The fortunate part of this unfortunate situation is that Dayna remains accessible to me. We’ve become friends of a sort over the years, which is to say she’s read a couple of my books and I’ve listened to all of her albums five thousand times. In March of 2008, as she prepared to record a new album, she invited me up to her cabin to watch her work. The place was nestled in a valley on the western edge of Vermont, twenty miles from the nearest highway. I arrived in the late afternoon. The bales of hay looked as if Monet had painted them. The mountains were an iridescent green. Little tufts of cloud drifted across the fields. (These were lambs, it turned out.) Dayna appeared on the porch. She is a tall woman with wide-set eyes and a husky voice.

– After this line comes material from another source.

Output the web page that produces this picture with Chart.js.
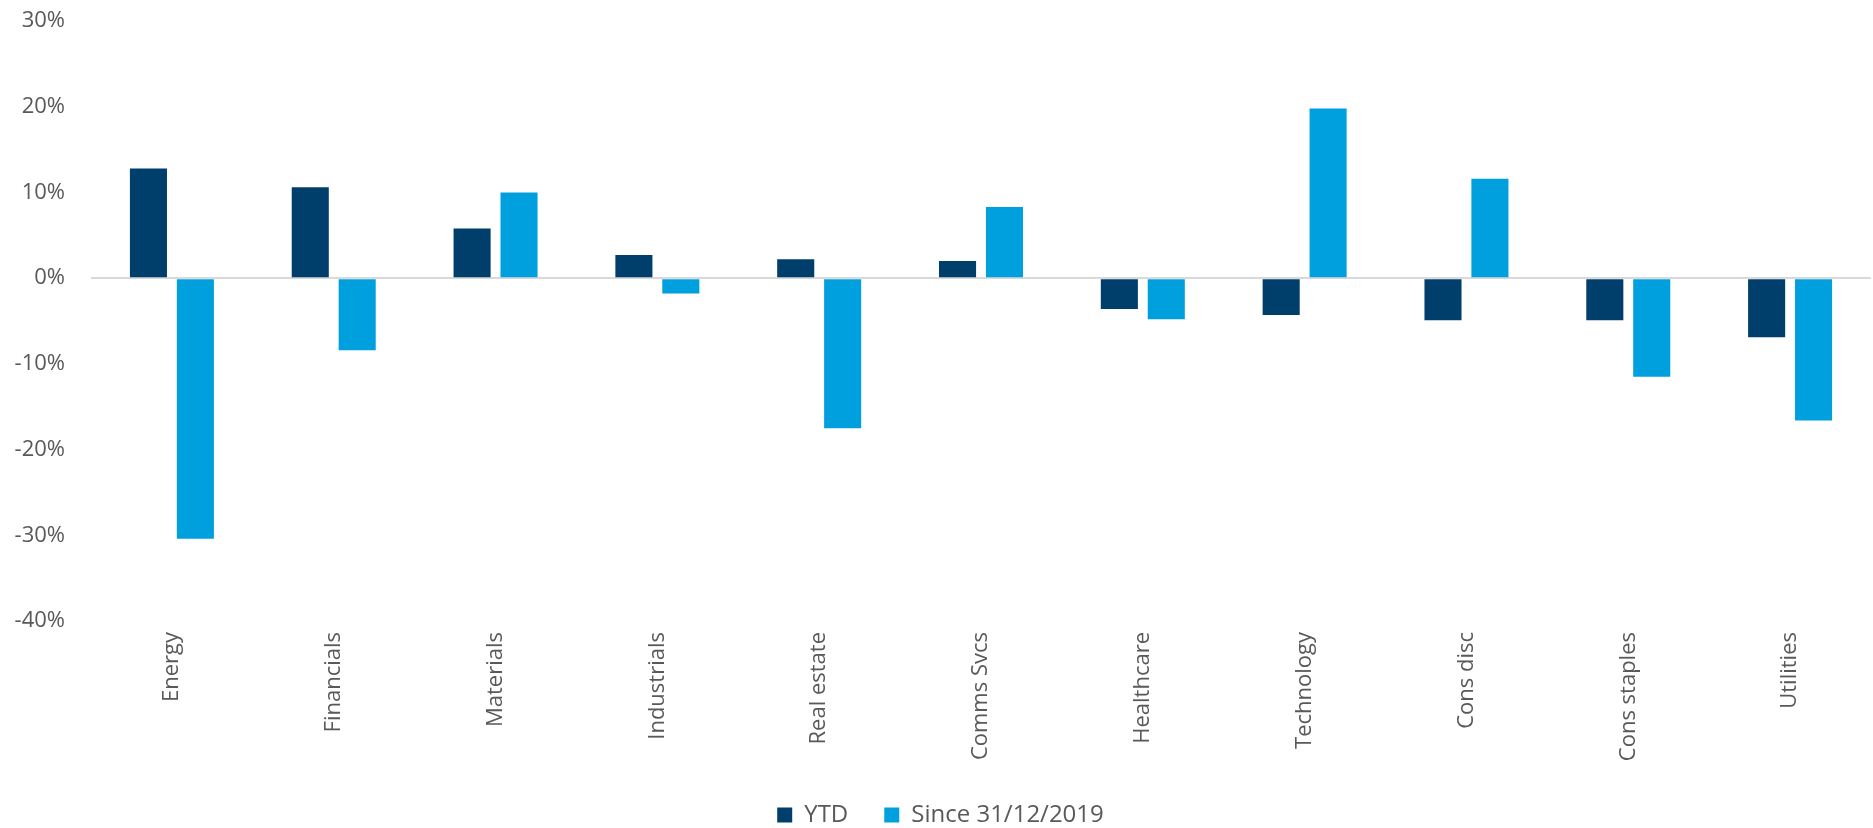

We took a walk through the local farmland. Dayna pointed out a barn where monks made artisanal cheese. The white birches shed elegant scrolls of bark. It was all quite Vermont. Dayna told me she did a lot of her brainstorming on these constitutionals, recording melodies and lyrics onto her iPod. She’d been hiking the area since she was a kid, back when the family cabin was a shack with no running water. It was still a pretty undeveloped area, but the cabin had been updated to “modern rustic” status. You could now listen to the brook babbling out back while lounging in the Jacuzzi.
Dinner was an Italian red sauce with country spareribs whose deliciousness was such that I would have eaten my own arm if covered in this sauce. Dayna had worked as a cook after graduating from UMass Amherst with a history degree. Her parents had hoped she might pursue academia or the law, but she was determined to be a folksinger.